Engagement Design Team Participation Criteria

If you’re interested in volunteering, you must:

  • Have an interest in process design. The work of the Engagement Design Team is not about finding solutions for Crowchild Trail, but rather working with The City’s project team to design the best engagement program possible for the Crowchild Trail Corridor Study.
  • Live in a community other than: Richmond/Knob Hill, Scarboro, Sunalta, Shaganappi (including Upper Scarboro/Sunalta West), West Hillhurst, Hounsfield Heights/Briar Hill, St. Andrews Heights, and Banff Trail. The City is asking each of these community associations adjacent to the Crowchild Trail study area to identify a participant in this initial phase of the study. There will be many more opportunities for citizens to participate and provide input as the study progresses to the end of 2016.
  • Attend all workshops and invest sufficient time to familiarize yourself with background documents. The workshops will be scheduled as follows: Workshop #1 – Wednesday, March 11, weekday evening; Workshop #2 – Saturday, March 14, half day; Workshop #3 – Thursday, March 19, weekday evening.

Next steps

  • Input from the Engagement Design Team during Phase 1 of the study will be used to develop an engagement program that will apply to Phases 2 to 6.
  • The work of the Engagement Design Team and the resultant engagement program will be shared with the public in the spring of 2015.
  • Stakeholders such as area businesses, land owners, community residents and road users will have multiple opportunities to provide input as the study progresses.

Facts about Crowchild Trail Today

  • Classified as a skeletal road and a Supporting Goods Movement Corridor in the Calgary Transportation Plan.
  • Is one of three major, high-capacity, north-south roadways in Calgary’s overall transportation network.
  • Carries approximately 106,000 vehicles per day and experiences high traffic congestion during rush hour.
  • Is the only City-owned connection for motor vehicles of this capacity over the Bow River in northwest Calgary.
  • Has operational and safety issues near and across the Bow River in part due to the high number of access and exit points, and traffic weaving.
  • Poses schedule reliability challenges for Transit operations on a number of Primary Transit routes due to traffic congestion.
  • Has pedestrian bridges that do not have ramps for cyclists or other users.

Previous Council Direction

On July 28, 2014, Council approved the Transportation Corridor Study Policy and directed City Administration to re-start the Crowchild Trail Corridor Study in Q3 2014. The Policy was developed in response to Council’s Notice of Motion (NM2012-51), which directed City Administration to cease design work for the Crowchild Trail Corridor Study following public and Councillor’s feedback on the proposed design concepts presented in fall 2012. The new six-phase process developed for the Crowchild Trail Corridor Study is consistent with the new Transportation Corridor Study Policy.

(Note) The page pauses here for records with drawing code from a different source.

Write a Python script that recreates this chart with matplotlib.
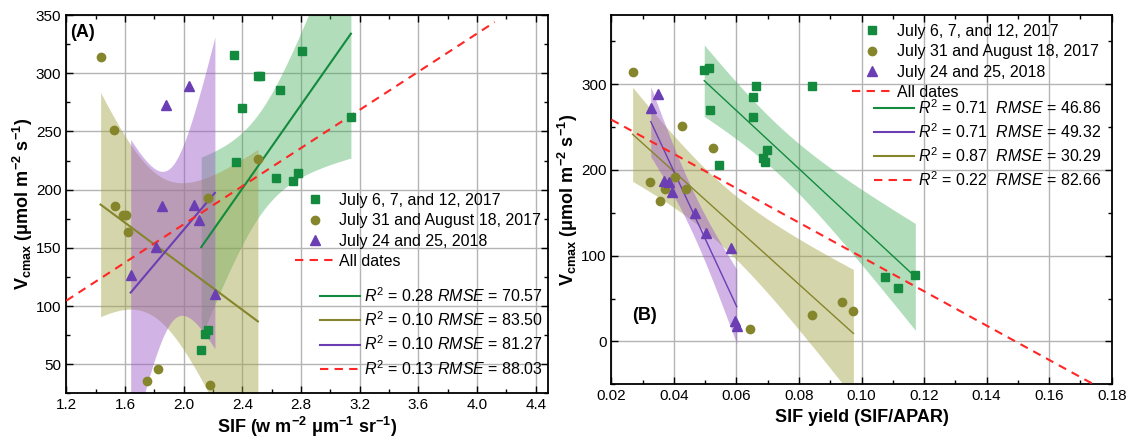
# Vcmax vs SIF (A) and SIF yield (B), linear fits with 95% confidence bands

import numpy as np
import matplotlib
matplotlib.use("Agg")
import matplotlib.pyplot as plt
from matplotlib.lines import Line2D
from matplotlib.ticker import MultipleLocator

plt.rcParams['font.family'] = ['Liberation Sans', 'DejaVu Sans']
plt.rcParams['mathtext.fontset'] = 'custom'
plt.rcParams['mathtext.rm'] = 'Liberation Sans'
plt.rcParams['mathtext.it'] = 'Liberation Sans:italic'
plt.rcParams['mathtext.bf'] = 'Liberation Sans:bold'

# ---- data ----
# panel A : SIF (w m-2 um-1 sr-1)
sif_g = [2.345, 2.505, 2.52, 2.658, 2.399, 2.806, 3.140, 2.354, 2.629, 2.743, 2.781, 2.168, 2.145, 2.120]
vc_g_a = [316, 298, 298, 286, 270, 319, 262, 224, 210, 207, 214, 79, 76, 62]
sif_o = [1.434, 1.527, 1.532, 1.585, 1.605, 1.622, 2.169, 2.506, 1.827, 1.752, 2.177, 2.03]
vc_o_a = [314, 251, 186, 178, 178, 164, 193, 226, 46, 36, 32, 15]
sif_p = [1.879, 2.034, 1.854, 2.070, 2.106, 1.809, 1.639, 2.213, 1.80, 1.82]
vc_p_a = [273, 289, 186, 187, 174, 151, 126.5, 110, 24, 18]

# panel B : SIF yield (SIF/APAR)
yld_g = [0.0497, 0.0513, 0.0662, 0.0654, 0.0514, 0.0654, 0.0545, 0.0699, 0.0685, 0.0692,
         0.0843, 0.1172, 0.1075, 0.1117]
vc_g_b = [316, 319, 298, 285.5, 270, 262, 206, 223, 214, 209, 298, 78, 75.5, 62]
yld_o = [0.0268, 0.0426, 0.0525, 0.0404, 0.0323, 0.0371, 0.0439, 0.0356, 0.0642, 0.0843,
         0.0936, 0.0974]
vc_o_b = [314, 251, 226, 192, 186, 177.5, 177.5, 163.5, 15, 31, 46, 36]
yld_p = [0.0349, 0.0326, 0.0368, 0.0384, 0.0395, 0.0469, 0.0502, 0.0581, 0.0594, 0.0601]
vc_p_b = [289, 272, 187, 186, 174, 150, 126.5, 109, 24, 18]

labels = ['July 6, 7, and 12, 2017', 'July 31 and August 18, 2017', 'July 24 and 25, 2018']
fit_a = ['$R^2$ = 0.28 $RMSE$ = 70.57', '$R^2$ = 0.10 $RMSE$ = 83.50',
         '$R^2$ = 0.10 $RMSE$ = 81.27', '$R^2$ = 0.13 $RMSE$ = 88.03']
fit_b = ['$R^2$ = 0.71  $RMSE$ = 46.86', '$R^2$ = 0.71  $RMSE$ = 49.32',
         '$R^2$ = 0.87  $RMSE$ = 30.29', '$R^2$ = 0.22  $RMSE$ = 82.66']

c_g, c_o, c_p, c_r = '#138a3e', '#85852c', '#6b3fb3', '#ff2626'
band_g, band_o, band_p = '#3daa55', '#a3a346', '#9a58c6'

# two-sided 95% t values by degrees of freedom
t95 = {6: 2.447, 7: 2.365, 8: 2.306, 9: 2.262, 10: 2.228, 11: 2.201, 12: 2.179,
       30: 2.042, 34: 2.032}


def linfit(x, y):
    x = np.asarray(x, float)
    y = np.asarray(y, float)
    b, a = np.polyfit(x, y, 1)
    res = y - (a + b * x)
    n = len(x)
    s = np.sqrt(np.sum(res ** 2) / (n - 2))
    return a, b, s, x.mean(), np.sum((x - x.mean()) ** 2), n


def draw_fit(ax, x, y, col, bcol, lw, alpha):
    a, b, s, xm, sxx, n = linfit(x, y)
    xx = np.linspace(min(x), max(x), 100)
    yy = a + b * xx
    hw = t95[n - 2] * s * np.sqrt(1.0 / n + (xx - xm) ** 2 / sxx)
    ax.fill_between(xx, yy - hw, yy + hw, color=bcol, alpha=alpha, lw=0, zorder=1)
    ax.plot(xx, yy, color=col, lw=lw, zorder=3)


def draw_all(ax, x, y, xlim):
    a, b, s, xm, sxx, n = linfit(x, y)
    xx = np.array(xlim)
    ax.plot(xx, a + b * xx, color=c_r, lw=1.5, dashes=(4, 3), zorder=3)


def draw_pts(ax, x, y, fmt, col, ms, ymin):
    # points below the axis floor are used by the fits but not drawn
    x = np.asarray(x)
    y = np.asarray(y)
    keep = y >= ymin
    ax.plot(x[keep], y[keep], fmt, color=col, ms=ms, zorder=4)


def style(ax):
    ax.tick_params(which='both', direction='in', top=True, right=True, labelsize=11)
    ax.tick_params(which='major', length=5, width=1)
    ax.tick_params(which='minor', length=3, width=1)
    ax.grid(True, which='major', color='#b4b4b4', lw=1, zorder=0)
    ax.set_axisbelow(True)
    for sp in ax.spines.values():
        sp.set_linewidth(1.3)


fig = plt.figure(figsize=(11.29, 4.4), dpi=100)
ax1 = fig.add_axes([0.0587, 0.1061, 0.4269, 0.8598])
ax2 = fig.add_axes([0.5415, 0.1266, 0.4432, 0.8382])

# ---- panel A ----
xl_a = (1.2, 4.485)
draw_fit(ax1, sif_g, vc_g_a, c_g, band_g, 1.5, 0.4)
draw_fit(ax1, sif_o, vc_o_a, c_o, band_o, 1.5, 0.45)
draw_fit(ax1, sif_p, vc_p_a, c_p, band_p, 1.5, 0.45)
draw_all(ax1, sif_g + sif_o + sif_p, vc_g_a + vc_o_a + vc_p_a, (1.2, 4.12))
draw_pts(ax1, sif_g, vc_g_a, 's', c_g, 5.5, 25)
draw_pts(ax1, sif_o, vc_o_a, 'o', c_o, 6, 25)
draw_pts(ax1, sif_p, vc_p_a, '^', c_p, 6.5, 25)
ax1.set_xlim(xl_a)
ax1.set_ylim(25, 350)
ax1.xaxis.set_minor_locator(MultipleLocator(0.2))
ax1.yaxis.set_major_locator(MultipleLocator(50))
ax1.yaxis.set_minor_locator(MultipleLocator(25))
ax1.set_xticks(np.arange(1.2, 4.41, 0.4))
ax1.set_xticklabels(['%.1f' % v for v in np.arange(1.2, 4.41, 0.4)])
style(ax1)
ax1.set_xlabel(r'SIF (w m$^{\mathbf{-2}}$ $\mathbf{\mu}$m$^{\mathbf{-1}}$ sr$^{\mathbf{-1}}$)',
               fontsize=13, fontweight='bold', labelpad=2)
ax1.set_ylabel(r'V$_{\mathbf{cmax}}$ ($\mathbf{\mu}$mol m$^{\mathbf{-2}}$ s$^{\mathbf{-1}}$)',
               fontsize=13, fontweight='bold', labelpad=1)
ax1.text(0.008, 0.975, '(A)', transform=ax1.transAxes, fontsize=13, fontweight='bold',
         va='top', ha='left')

mk = [Line2D([], [], ls='', marker='s', color=c_g, ms=5.5),
      Line2D([], [], ls='', marker='o', color=c_o, ms=6),
      Line2D([], [], ls='', marker='^', color=c_p, ms=6.5),
      Line2D([], [], color=c_r, lw=1.5, dashes=(4, 3))]
ln = [Line2D([], [], color=c_g, lw=1.5), Line2D([], [], color=c_o, lw=1.5),
      Line2D([], [], color=c_p, lw=1.5), Line2D([], [], color=c_r, lw=1.5, dashes=(4, 3))]

leg1 = ax1.legend(mk, labels + ['All dates'], loc='upper left', frameon=False,
                  bbox_to_anchor=(295 / 1129, 1 - 193 / 440), bbox_transform=fig.transFigure,
                  fontsize=11.5, handlelength=2.5, handletextpad=0.25, labelspacing=0.33,
                  borderpad=0, borderaxespad=0)
ax1.add_artist(leg1)
ax1.legend(ln, fit_a, loc='upper left', frameon=False,
           bbox_to_anchor=(320 / 1129, 1 - 286 / 440), bbox_transform=fig.transFigure,
           fontsize=11.5, handlelength=2.5, handletextpad=0.25, labelspacing=0.35,
           borderpad=0, borderaxespad=0)

# ---- panel B ----
xl_b = (0.02, 0.18)
draw_fit(ax2, yld_g, vc_g_b, c_g, band_g, 1.0, 0.4)
draw_fit(ax2, yld_o, vc_o_b, c_o, band_o, 1.0, 0.45)
draw_fit(ax2, yld_p, vc_p_b, c_p, band_p, 1.0, 0.45)
draw_all(ax2, yld_g + yld_o + yld_p, vc_g_b + vc_o_b + vc_p_b, xl_b)
draw_pts(ax2, yld_g, vc_g_b, 's', c_g, 5.5, -50)
draw_pts(ax2, yld_o, vc_o_b, 'o', c_o, 6, -50)
draw_pts(ax2, yld_p, vc_p_b, '^', c_p, 6.5, -50)
ax2.set_xlim(xl_b)
ax2.set_ylim(-50, 380)
ax2.xaxis.set_minor_locator(MultipleLocator(0.01))
ax2.yaxis.set_minor_locator(MultipleLocator(50))
ax2.set_xticks(np.arange(0.02, 0.181, 0.02))
ax2.set_xticklabels(['%.2f' % v for v in np.arange(0.02, 0.181, 0.02)])
ax2.set_yticks([0, 100, 200, 300])
style(ax2)
ax2.set_xlabel('SIF yield (SIF/APAR)', fontsize=13, fontweight='bold', labelpad=4)
ax2.set_ylabel(r'V$_{\mathbf{cmax}}$ ($\mathbf{\mu}$mol m$^{\mathbf{-2}}$ s$^{\mathbf{-1}}$)',
               fontsize=13, fontweight='bold', labelpad=1)
ax2.text(0.0265, 30, '(B)', fontsize=13, fontweight='bold', va='center', ha='left')

leg2 = ax2.legend(mk, labels + ['All dates'], loc='upper left', frameon=False,
                  bbox_to_anchor=(852 / 1129, 1 - 24 / 440), bbox_transform=fig.transFigure,
                  fontsize=11.5, handlelength=2.5, handletextpad=0.3, labelspacing=0.33,
                  borderpad=0, borderaxespad=0)
ax2.add_artist(leg2)
ax2.legend([ln[0], ln[2], ln[1], ln[3]], fit_b, loc='upper left', frameon=False,
           bbox_to_anchor=(874 / 1129, 1 - 98 / 440), bbox_transform=fig.transFigure,
           fontsize=11.5, handlelength=2.5, handletextpad=0.25, labelspacing=0.33,
           borderpad=0, borderaxespad=0)

fig.savefig('out.png', dpi=100)
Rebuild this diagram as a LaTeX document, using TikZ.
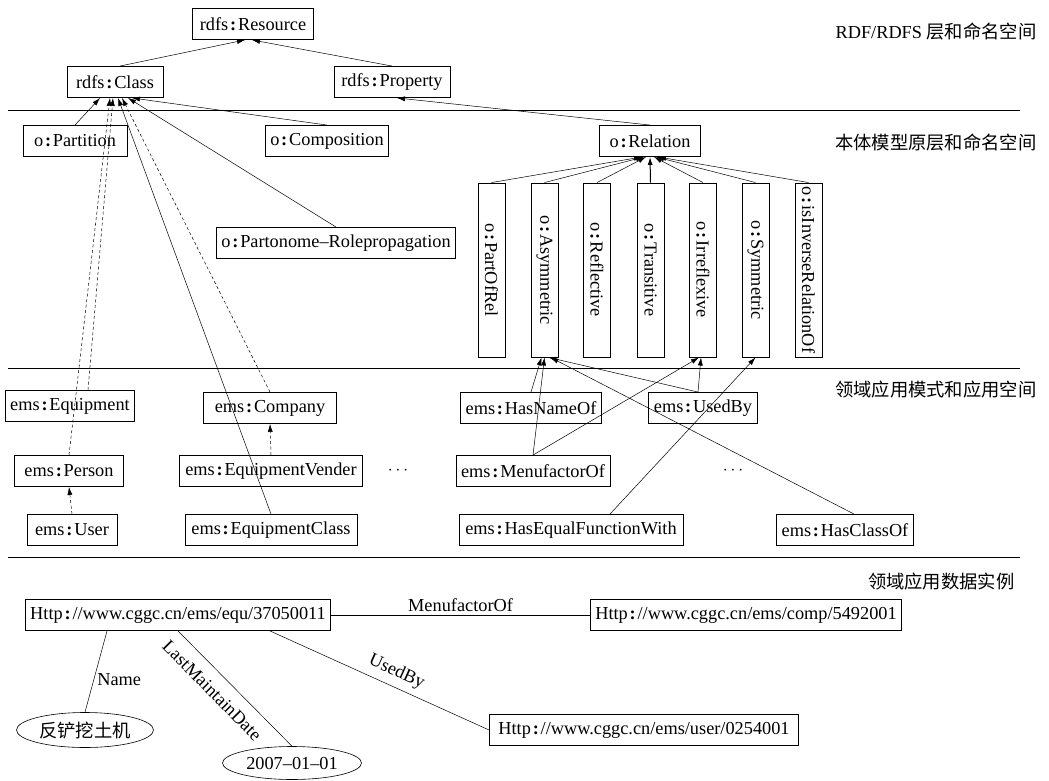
\documentclass[tikz,border=0pt]{standalone}
\usepackage{fontspec}
\setmainfont{Liberation Serif}
\newfontfamily\cjk{Noto Sans CJK SC}
\usetikzlibrary{arrows.meta,shapes.geometric}
\newcommand{\cln}{\hspace{.1em}\textbf{:}\hspace{.1em}}
\newcommand{\layerfont}{\fontsize{18.3}{22}\selectfont}

\begin{document}
\begin{tikzpicture}[x=1pt,y=-1pt,every node/.style={font=\fontsize{18.3}{22}\selectfont}]
\tikzset{box/.style={draw,line width=.9pt,minimum height=31pt,inner xsep=5pt,inner ysep=2pt},
  vbox/.style={draw,line width=.9pt,rotate=-90,minimum width=174pt,minimum height=27pt,inner sep=1pt},
  lit/.style={draw,ellipse,line width=.6pt,inner sep=0pt},
  isa/.style={-{Latex[length=8pt,width=5pt]},line width=.5pt},
  dashisa/.style={isa,dash pattern=on 3pt off 2.5pt},
  link/.style={line width=.5pt},
  layer/.style={line width=1pt}}
\useasboundingbox (0,0) rectangle (1049,781);

\node[box,minimum width=121pt] (res) at (253,24) {rdfs\cln Resource};
\node[box,minimum width=96pt] (cls) at (115,82) {rdfs\cln Class};
\node[box,minimum width=116pt] (prop) at (392,82) {rdfs\cln Property};
\node[box,minimum width=104pt] (part) at (75,141) {o\cln Partition};
\node[box,minimum width=123pt] (compo) at (327,141) {o\cln Composition};
\node[box,minimum width=101pt] (rel) at (650,141) {o\cln Relation};
\node[box,minimum width=237pt] (parto) at (336,243) {o\cln Partonome--Rolepropagation};

\node[vbox] (pof) at (491.5,270) {o\cln PartOfRel};
\node[vbox] (asym) at (544.5,270) {o\cln Asymmetric};
\node[vbox] (refl) at (597,270) {o\cln Reflective};
\node[vbox] (trans) at (650.5,270) {o\cln Transitive};
\node[vbox] (irr) at (703,270) {o\cln Irreflexive};
\node[vbox] (sym) at (755.5,270) {o\cln Symmetric};
\node[vbox] (inv) at (808.5,270) {o\cln isInverseRelationOf};

\node[box,minimum width=124pt] (equip) at (70,406) {ems\cln Equipment};
\node[box,minimum width=133pt] (company) at (270,408) {ems\cln Company};
\node[box,minimum width=137pt] (hasname) at (531,408) {ems\cln HasNameOf};
\node[box,minimum width=109pt] (usedby) at (703,408) {ems\cln UsedBy};
\node[box,minimum width=109pt] (person) at (69,471) {ems\cln Person};
\node[box,minimum width=183pt] (vender) at (271,471) {ems\cln EquipmentVender};
\node (dotsa) at (398,471) {$\cdots$};
\node[box,minimum width=150pt] (menuf) at (533,471) {ems\cln MenufactorOf};
\node (dotsb) at (733,471) {$\cdots$};
\node[box,minimum width=90pt] (user) at (72,530) {ems\cln User};
\node[box,minimum width=172pt] (eqclass) at (271,530) {ems\cln EquipmentClass};
\node[box,minimum width=224pt] (hasequal) at (571,530) {ems\cln HasEqualFunctionWith};
\node[box,minimum width=125pt] (hasclass) at (845,530) {ems\cln HasClassOf};

\node[box,minimum width=305pt] (equ) at (178,615) {Http\cln//www.cggc.cn/ems/equ/37050011};
\node[box,minimum width=308pt] (compurl) at (746,615) {Http\cln//www.cggc.cn/ems/comp/5492001};
\node[box,minimum width=309pt] (userurl) at (644,730) {Http\cln//www.cggc.cn/ems/user/0254001};
\node[lit,minimum width=137pt,minimum height=35pt] (fan) at (85,730) {\cjk 反铲挖土机};
\node[lit,minimum width=139pt,minimum height=33pt] (date) at (292,763) {2007--01--01};

\node[anchor=east,font=\layerfont] (lra) at (1040,32) {RDF/RDFS {\cjk 层和命名空间}};
\node[anchor=east,font=\layerfont] (lrb) at (1040,143) {\cjk 本体模型原层和命名空间};
\node[anchor=east,font=\layerfont] (lrc) at (1040,390) {\cjk 领域应用模式和应用空间};
\node[anchor=east,font=\layerfont] (lrd) at (1018,582) {\cjk 领域应用数据实例};

\draw[layer] (8,111) -- (1020,111);
\draw[layer] (8,368) -- (1020,368);
\draw[layer] (8,557) -- (1020,557);

\draw[isa] ([xshift=5pt]cls.north) -- ([xshift=-8pt]res.south);
\draw[isa] (prop.north) -- ([xshift=-1pt]res.south);
\draw[isa] (part.north) -- ([xshift=-15pt]cls.south);
\draw[isa] (compo.north) -- ([xshift=17pt]cls.south);
\draw[isa] (parto.north) -- ([xshift=13pt]cls.south);
\draw[dashisa] (person.north) -- ([xshift=-5pt]cls.south);
\draw[dashisa] ([xshift=18pt]equip.north) -- ([xshift=-2pt]cls.south);
\draw[isa] (eqclass.north) -- ([xshift=3pt]cls.south);
\draw[dashisa] (company.north) -- ([xshift=7pt]cls.south);
\draw[isa] (rel.north) -- ([xshift=5pt]prop.south);
\draw[dashisa] (vender.north) -- (company.south);
\draw[dashisa] (user.north) -- (person.south);

\draw[isa] (pof.west) -- ([xshift=-8pt]rel.south);
\draw[isa] (asym.west) -- ([xshift=-6pt]rel.south);
\draw[isa] (refl.west) -- ([xshift=-4pt]rel.south);
\draw[isa,line width=1pt] (trans.west) -- (rel.south);
\draw[isa] (irr.west) -- ([xshift=4pt]rel.south);
\draw[isa] (sym.west) -- ([xshift=6pt]rel.south);
\draw[isa] (inv.west) -- ([xshift=8pt]rel.south);

\draw[isa] (hasname.north) -- ([xshift=-3pt]asym.east);
\draw[isa] (menuf.north) -- (asym.east);
\draw[isa] (menuf.north) -- ([xshift=-4pt]irr.east);
\draw[isa] ([xshift=-5pt]usedby.north) -- ([xshift=4pt]asym.east);
\draw[isa] ([xshift=-5pt]usedby.north) -- ([xshift=-2pt]irr.east);
\draw[isa] ([xshift=9pt]hasclass.north) -- ([xshift=6pt]asym.east);
\draw[isa] ([xshift=39pt]hasequal.north) -- (sym.east);

\draw[link,line width=.8pt] (equ) -- (compurl) node[midway,above] {MenufactorOf};
\draw[link] ([xshift=-71pt]equ.south) -- (fan.north) node[pos=.6,right] {Name};
\draw[link] (equ.south) -- (date.north) node[pos=.41,sloped,below=8pt] {LastMaintainDate};
\draw[link] ([xshift=92pt]equ.south) -- (userurl.west) node[pos=.55,sloped,above=3pt] {UsedBy};

\end{tikzpicture}
\end{document}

Previous Public Engagement in 2012

Prior to Council’s Notice of Motion (NM2012-51) in December 2012, the project team had gathered public input through an online survey and at open houses. The feedback collected in 2012 is considered part of the background information that informs the new study restarting in 2014. Key themes of what we heard at the time include:

  • Strong support to improve traffic flow on Crowchild Trail, particularly across the Bow River.
  • A strong desire from adjacent communities and businesses for additional engagement, to learn more about the project and to communicate their priorities and how they relate to Crowchild Trail.
  • Too much impact to properties and communities.
  • Questions around why Crowchild Trail needs to be free-flow and how should it look and serve Calgarians.
  • Desire for emphasis on Primary Transit with connections to downtown and between universities.
  • Desire to protect and improve the Bow River valley, sidewalk, pathway and bikeway connections.
  • Desire for greater emphasis on urban design and opportunities to improve neighbourhoods.